ENTRIES SHOWN:
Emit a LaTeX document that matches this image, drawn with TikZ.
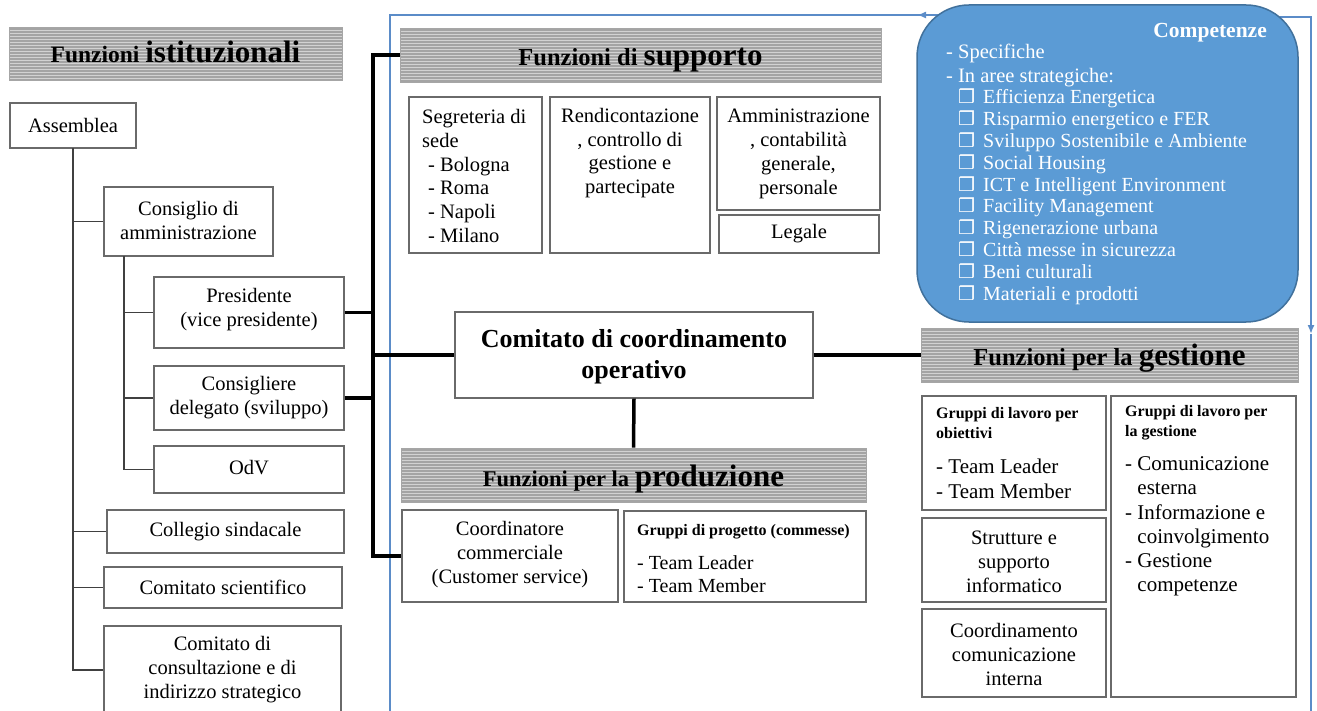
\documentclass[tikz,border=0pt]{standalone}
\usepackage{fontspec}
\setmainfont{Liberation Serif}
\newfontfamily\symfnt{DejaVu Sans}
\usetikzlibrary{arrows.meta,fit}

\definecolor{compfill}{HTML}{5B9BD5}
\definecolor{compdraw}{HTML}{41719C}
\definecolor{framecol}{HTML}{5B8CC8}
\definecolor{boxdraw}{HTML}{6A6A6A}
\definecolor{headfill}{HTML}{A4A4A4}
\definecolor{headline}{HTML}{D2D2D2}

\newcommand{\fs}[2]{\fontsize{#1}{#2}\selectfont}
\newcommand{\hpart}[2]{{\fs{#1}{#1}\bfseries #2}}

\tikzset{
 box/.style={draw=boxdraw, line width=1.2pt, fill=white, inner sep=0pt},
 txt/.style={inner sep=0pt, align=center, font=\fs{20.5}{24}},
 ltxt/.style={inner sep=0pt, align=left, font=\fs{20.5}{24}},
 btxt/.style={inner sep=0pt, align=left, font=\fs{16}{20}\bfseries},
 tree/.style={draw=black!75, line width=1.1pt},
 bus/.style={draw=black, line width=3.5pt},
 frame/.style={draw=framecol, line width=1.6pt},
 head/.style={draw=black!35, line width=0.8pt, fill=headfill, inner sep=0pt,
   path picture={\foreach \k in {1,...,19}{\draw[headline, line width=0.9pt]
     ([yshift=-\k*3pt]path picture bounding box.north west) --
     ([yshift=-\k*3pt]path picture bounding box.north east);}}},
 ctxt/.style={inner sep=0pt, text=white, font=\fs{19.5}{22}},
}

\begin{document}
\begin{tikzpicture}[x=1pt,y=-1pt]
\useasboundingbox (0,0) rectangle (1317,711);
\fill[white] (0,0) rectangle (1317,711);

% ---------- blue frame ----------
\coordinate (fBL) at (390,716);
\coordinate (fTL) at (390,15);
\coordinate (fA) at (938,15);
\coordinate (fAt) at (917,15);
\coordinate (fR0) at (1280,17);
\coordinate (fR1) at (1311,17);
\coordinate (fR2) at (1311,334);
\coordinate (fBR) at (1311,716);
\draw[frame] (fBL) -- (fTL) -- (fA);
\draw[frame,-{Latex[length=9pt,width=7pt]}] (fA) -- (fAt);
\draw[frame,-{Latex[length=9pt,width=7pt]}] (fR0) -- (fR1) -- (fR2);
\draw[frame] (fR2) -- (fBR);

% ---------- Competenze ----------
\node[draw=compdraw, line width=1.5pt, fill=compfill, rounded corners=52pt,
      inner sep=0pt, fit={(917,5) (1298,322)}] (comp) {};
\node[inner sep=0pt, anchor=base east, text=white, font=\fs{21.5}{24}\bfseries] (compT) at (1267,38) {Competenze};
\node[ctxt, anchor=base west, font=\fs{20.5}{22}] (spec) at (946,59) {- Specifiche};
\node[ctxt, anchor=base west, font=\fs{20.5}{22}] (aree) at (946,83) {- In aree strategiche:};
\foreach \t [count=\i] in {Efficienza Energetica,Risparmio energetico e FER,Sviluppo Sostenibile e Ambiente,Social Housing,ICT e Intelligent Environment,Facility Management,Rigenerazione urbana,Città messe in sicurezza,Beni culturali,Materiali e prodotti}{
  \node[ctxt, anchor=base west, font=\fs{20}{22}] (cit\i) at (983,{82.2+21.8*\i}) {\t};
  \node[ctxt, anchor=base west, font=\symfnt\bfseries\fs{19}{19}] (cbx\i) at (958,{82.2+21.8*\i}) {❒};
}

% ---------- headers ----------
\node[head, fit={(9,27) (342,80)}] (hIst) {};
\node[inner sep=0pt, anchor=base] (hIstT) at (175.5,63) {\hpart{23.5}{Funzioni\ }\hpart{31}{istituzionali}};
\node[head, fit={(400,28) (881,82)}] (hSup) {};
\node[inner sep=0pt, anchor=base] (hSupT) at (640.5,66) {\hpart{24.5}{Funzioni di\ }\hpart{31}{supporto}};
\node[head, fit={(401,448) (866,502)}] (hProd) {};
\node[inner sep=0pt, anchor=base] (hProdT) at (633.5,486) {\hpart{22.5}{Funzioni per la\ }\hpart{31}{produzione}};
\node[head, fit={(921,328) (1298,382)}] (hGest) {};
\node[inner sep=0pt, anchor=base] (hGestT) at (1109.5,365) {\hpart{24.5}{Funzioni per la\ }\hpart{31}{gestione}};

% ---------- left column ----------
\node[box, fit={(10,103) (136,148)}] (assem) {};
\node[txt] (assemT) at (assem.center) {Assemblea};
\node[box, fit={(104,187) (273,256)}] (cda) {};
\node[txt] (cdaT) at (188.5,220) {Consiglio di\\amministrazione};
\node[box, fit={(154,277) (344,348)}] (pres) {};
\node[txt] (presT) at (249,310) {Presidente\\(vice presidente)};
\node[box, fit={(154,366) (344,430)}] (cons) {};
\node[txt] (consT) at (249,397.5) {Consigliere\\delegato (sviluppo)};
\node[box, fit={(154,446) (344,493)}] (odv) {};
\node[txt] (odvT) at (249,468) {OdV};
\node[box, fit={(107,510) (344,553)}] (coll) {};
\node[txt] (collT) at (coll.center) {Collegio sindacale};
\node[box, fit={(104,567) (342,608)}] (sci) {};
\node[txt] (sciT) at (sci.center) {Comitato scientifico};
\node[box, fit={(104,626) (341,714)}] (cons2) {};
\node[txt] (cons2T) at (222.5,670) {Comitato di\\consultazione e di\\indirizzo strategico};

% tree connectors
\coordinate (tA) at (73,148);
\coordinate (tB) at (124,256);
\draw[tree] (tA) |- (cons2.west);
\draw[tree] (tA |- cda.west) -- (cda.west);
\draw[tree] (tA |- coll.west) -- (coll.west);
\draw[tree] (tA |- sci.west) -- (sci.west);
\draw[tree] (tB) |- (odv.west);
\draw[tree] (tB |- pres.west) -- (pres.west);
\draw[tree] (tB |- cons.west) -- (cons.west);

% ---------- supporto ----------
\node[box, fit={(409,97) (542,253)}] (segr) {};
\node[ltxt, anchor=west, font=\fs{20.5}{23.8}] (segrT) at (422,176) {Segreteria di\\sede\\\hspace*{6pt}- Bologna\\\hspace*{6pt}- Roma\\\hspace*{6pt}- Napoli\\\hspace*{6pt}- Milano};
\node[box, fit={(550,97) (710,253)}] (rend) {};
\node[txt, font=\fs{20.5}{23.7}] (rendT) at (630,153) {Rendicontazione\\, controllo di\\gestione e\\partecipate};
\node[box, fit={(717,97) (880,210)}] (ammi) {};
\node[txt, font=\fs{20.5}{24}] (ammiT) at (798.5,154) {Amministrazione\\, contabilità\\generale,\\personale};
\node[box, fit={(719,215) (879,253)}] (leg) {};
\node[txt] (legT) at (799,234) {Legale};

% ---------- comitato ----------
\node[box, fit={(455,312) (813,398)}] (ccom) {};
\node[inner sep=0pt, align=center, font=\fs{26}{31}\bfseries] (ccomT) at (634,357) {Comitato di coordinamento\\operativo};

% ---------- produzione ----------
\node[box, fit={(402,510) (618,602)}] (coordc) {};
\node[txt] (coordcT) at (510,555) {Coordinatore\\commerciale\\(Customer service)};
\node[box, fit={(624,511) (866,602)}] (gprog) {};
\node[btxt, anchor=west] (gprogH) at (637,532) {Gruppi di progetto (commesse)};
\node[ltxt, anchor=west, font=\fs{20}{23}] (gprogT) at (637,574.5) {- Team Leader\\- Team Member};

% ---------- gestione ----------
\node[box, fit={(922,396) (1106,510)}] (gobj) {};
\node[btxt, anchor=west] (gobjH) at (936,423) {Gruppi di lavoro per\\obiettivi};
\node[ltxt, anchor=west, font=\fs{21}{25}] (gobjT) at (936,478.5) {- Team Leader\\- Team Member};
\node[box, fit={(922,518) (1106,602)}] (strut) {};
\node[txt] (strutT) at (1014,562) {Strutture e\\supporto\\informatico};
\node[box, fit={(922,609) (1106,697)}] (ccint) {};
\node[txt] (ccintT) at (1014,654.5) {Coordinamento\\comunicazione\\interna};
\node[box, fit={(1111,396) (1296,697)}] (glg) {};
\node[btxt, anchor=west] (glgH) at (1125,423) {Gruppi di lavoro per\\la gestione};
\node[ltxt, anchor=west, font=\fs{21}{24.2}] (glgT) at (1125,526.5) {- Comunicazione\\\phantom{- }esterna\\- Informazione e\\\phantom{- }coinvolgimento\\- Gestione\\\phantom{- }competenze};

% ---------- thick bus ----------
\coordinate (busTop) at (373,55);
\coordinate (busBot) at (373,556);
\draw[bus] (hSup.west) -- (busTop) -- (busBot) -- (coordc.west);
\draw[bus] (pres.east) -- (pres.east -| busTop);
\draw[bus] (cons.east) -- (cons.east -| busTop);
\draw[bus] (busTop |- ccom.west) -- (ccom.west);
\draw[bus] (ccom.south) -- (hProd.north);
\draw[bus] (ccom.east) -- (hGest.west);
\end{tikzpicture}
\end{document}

==

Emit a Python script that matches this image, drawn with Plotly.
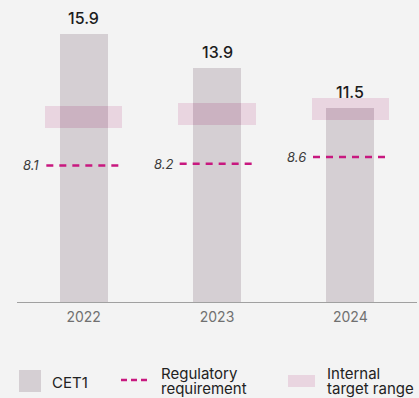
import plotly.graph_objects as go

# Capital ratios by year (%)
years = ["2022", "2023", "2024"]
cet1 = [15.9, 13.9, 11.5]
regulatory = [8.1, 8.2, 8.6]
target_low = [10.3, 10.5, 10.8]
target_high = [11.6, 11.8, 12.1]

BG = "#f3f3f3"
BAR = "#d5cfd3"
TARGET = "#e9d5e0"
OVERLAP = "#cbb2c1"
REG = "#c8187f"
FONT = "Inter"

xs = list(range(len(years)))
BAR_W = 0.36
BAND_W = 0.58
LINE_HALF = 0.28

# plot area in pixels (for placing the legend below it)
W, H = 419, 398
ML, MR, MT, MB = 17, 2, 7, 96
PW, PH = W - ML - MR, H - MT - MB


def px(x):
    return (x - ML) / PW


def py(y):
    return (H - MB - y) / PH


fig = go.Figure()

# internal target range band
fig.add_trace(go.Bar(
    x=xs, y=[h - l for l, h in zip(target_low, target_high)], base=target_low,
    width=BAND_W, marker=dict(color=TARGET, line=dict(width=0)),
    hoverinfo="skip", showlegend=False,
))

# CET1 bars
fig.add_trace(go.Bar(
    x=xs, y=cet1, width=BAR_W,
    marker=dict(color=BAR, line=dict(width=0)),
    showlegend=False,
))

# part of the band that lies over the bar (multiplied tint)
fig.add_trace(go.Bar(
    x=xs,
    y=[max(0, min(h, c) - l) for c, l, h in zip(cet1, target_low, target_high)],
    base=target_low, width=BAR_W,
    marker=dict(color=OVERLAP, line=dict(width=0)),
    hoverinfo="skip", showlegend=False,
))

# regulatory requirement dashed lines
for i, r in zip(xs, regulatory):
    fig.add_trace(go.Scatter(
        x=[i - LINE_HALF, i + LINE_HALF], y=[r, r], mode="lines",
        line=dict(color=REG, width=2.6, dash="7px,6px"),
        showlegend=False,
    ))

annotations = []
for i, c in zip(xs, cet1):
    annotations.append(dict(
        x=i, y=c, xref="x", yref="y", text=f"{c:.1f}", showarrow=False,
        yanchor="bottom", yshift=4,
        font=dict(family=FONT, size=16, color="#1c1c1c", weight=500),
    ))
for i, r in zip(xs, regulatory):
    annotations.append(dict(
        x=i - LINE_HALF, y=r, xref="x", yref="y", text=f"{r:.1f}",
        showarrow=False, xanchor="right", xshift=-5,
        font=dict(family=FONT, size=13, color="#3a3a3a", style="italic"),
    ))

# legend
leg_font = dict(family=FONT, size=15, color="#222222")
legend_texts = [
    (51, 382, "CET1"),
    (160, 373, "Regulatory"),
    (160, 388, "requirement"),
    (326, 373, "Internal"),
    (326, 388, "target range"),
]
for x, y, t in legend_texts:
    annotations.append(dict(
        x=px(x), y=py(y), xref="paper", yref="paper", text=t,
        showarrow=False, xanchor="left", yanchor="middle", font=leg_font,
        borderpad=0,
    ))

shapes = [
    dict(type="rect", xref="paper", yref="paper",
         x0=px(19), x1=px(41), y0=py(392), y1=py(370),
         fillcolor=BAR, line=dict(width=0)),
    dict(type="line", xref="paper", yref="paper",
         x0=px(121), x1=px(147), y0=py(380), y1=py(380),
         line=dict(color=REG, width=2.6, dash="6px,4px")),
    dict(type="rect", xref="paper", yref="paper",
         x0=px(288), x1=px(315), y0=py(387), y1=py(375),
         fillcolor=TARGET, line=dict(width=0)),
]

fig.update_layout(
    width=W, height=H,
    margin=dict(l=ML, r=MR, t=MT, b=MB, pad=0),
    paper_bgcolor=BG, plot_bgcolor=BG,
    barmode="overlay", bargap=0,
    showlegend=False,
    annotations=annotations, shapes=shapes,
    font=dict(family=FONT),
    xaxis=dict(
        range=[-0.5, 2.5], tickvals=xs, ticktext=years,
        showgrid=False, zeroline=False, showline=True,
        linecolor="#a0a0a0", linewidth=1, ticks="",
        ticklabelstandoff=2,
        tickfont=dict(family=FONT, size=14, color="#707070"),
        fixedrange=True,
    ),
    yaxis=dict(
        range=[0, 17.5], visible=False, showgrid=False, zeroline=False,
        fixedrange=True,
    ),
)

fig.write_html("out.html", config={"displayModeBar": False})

EXERCISE DETAILS:
Copy the lines above exactly, starting with the line that contains "Emit a Python" and ending with the line that contains "fig = go.Figure()", and leave out any pictures.

EXERCISE ANSWER:
Emit a Python script that matches this image, drawn with Plotly.
import plotly.graph_objects as go

# Capital ratios by year (%)
years = ["2022", "2023", "2024"]
cet1 = [15.9, 13.9, 11.5]
regulatory = [8.1, 8.2, 8.6]
target_low = [10.3, 10.5, 10.8]
target_high = [11.6, 11.8, 12.1]

BG = "#f3f3f3"
BAR = "#d5cfd3"
TARGET = "#e9d5e0"
OVERLAP = "#cbb2c1"
REG = "#c8187f"
FONT = "Inter"

xs = list(range(len(years)))
BAR_W = 0.36
BAND_W = 0.58
LINE_HALF = 0.28

# plot area in pixels (for placing the legend below it)
W, H = 419, 398
ML, MR, MT, MB = 17, 2, 7, 96
PW, PH = W - ML - MR, H - MT - MB


def px(x):
    return (x - ML) / PW


def py(y):
    return (H - MB - y) / PH


fig = go.Figure()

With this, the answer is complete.